Сорокин пришел с уже готовым наброском сценария — мечтал сам поставить фильм и сыграть в нем главную роль. И он сыграл ее предо мною одним — всю, до конца, и не только за себя, но еще и за других персонажей, — показав, каким трагическим, а не только комедийным даром он обладал. Даром, который тоже никем до конца не был понят, открыт, реализован, сколь бы ни казалась успешной его актерская карьера. Видимо, судьба Леонтьева — разумеется, не буквально, — наложилась и на его судьбу, как он ее сам ощущал: чрезмерная страсть к сорокоградусной во многом помешала ему полностью реализоваться.

Через много месяцев после того, как в блестящем домашнем экспромте он оживил моих несчастных героев и сам получил от этого очевидное удовольствие, Сорокин снова мне позвонил. Потерянным голосом сообщил, что силы его на исходе и что бороться со «сволочным начальством» он больше не может. Обошел все кабинеты Мосфильма, пробился к разным чиновникам всемогущего Госкино — ответ был всюду один: зачем вам, популярному актеру, любимцу народа, пополнять ряды антисоветчиков, клевещущих на нашу страну? Где вы видели, чтобы у нас давали пропасть таланту и не подали руки тому, кто попал в беду? Оставьте эти россказни злопыхателям и найдите себе других — достойных! — соавторов.

— Я в полном отчаянии, Аркадий Иосифович. Хоть режьте, не могу разговаривать с этой падлой, — по-простецки завершил он свой монолог. — Простите, что вас обнадежил. За одно спасибо: хотели вы или нет, но помогли избавиться от розовых очков.

После этого поражения и к другим подобным предложениям я стал относиться вполне скептически. Отвергал их с порога. Говорил: «Решайте этот вопрос в своих сферах — когда получите одобрение, тогда и звоните». Чаще всего дальнейших звонков уже не было, но один из звонивших проявил завидную напористость и активность, — месяца через два после первого разговора он сообщил, что вопрос наконец улажен и можно подписывать договор.
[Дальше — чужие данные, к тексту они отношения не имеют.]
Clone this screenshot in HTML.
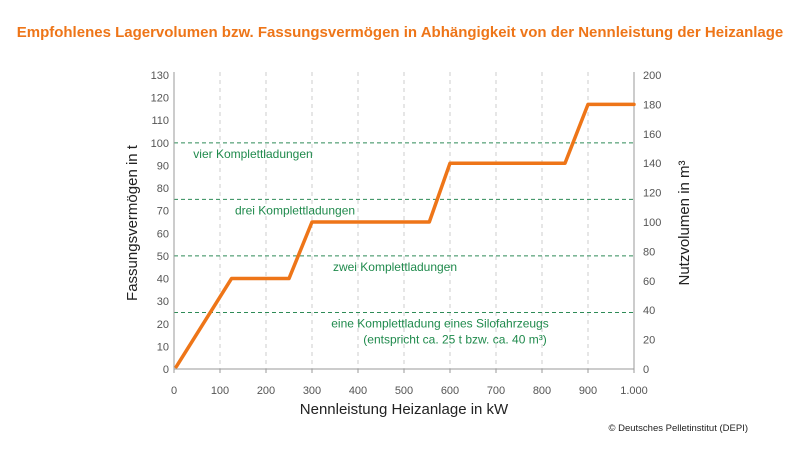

Это был известный киргизский режиссер Мелис Убукеев, которого задел за живое мой очерк «Жалоба», опубликованный «Литературной газетой».
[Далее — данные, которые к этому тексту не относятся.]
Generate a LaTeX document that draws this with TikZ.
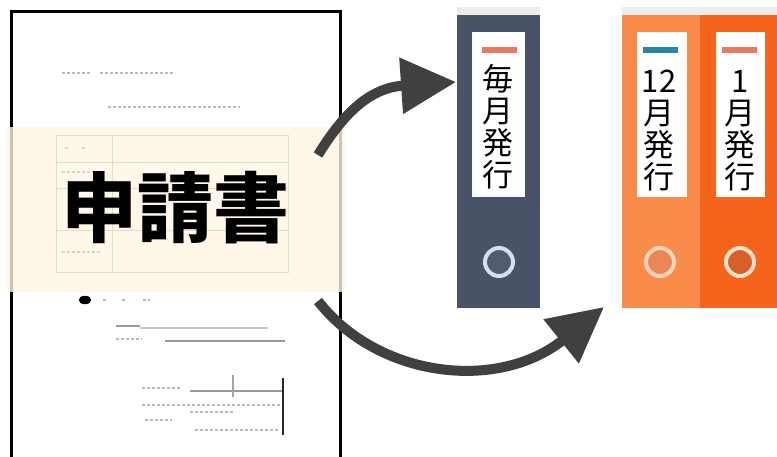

История была слишком камерной и трагичной — зная существовавшие в советском кино стереотипы и нравы киноначальников, я никак не мог допустить, что она окажется, по их меркам, пригодной для экрана. И почти не ошибся.

В маленьком узбекском городке местная девочка-школьница и обремененный семейством учитель русского языка полюбили друг друга. О «грехе», в который они, хоть и не сразу, но однако же впали, вскоре стало известно. Спасая от позора себя и родителей, Соня (Сонета — таким было ее полное имя) оговорила любимого, представ как жертва насилия, и учитель Василий Антонович получил двенадцать лагерных лет. Опомнившись, она стала стучаться во все двери, добиваясь его оправдания, но лишь навлекла на себя еще больший позор, а ему не помогла: глухота советской судебной системы в таких делах была почему-то особенно стойкой. Загубленная жизнь «насильника», добровольный уход из жизни отчаявшейся и затравленной девочки, — таким был финал той подлинной житейской истории, которую я рассказал в газете.

Чем больше мы работали над сценарием, чем дальше углублялись в психологические истоки случившегося, тем больше высвечивалась неизбежно присутствующая в любой конфликтной ситуации связь между сугубо личными переживаниями и общественными реалиями. Оставаясь верными подлинно житейской истории, почти не отступая от документа, мы шли не к мелодраме, а к драме социально-психологической, пытаясь обнажить корни множества болевых точек. Не только затянувшейся инфантильности, запоздалого прозрения, жестокости консервативных традиций и нравов, неспособности предвидеть последствия своих поступков, но и главное — патологического бездушия судебной машины, запросто перемалывавшей кости живых людей в угоду предвзятым «нравственным» схемам.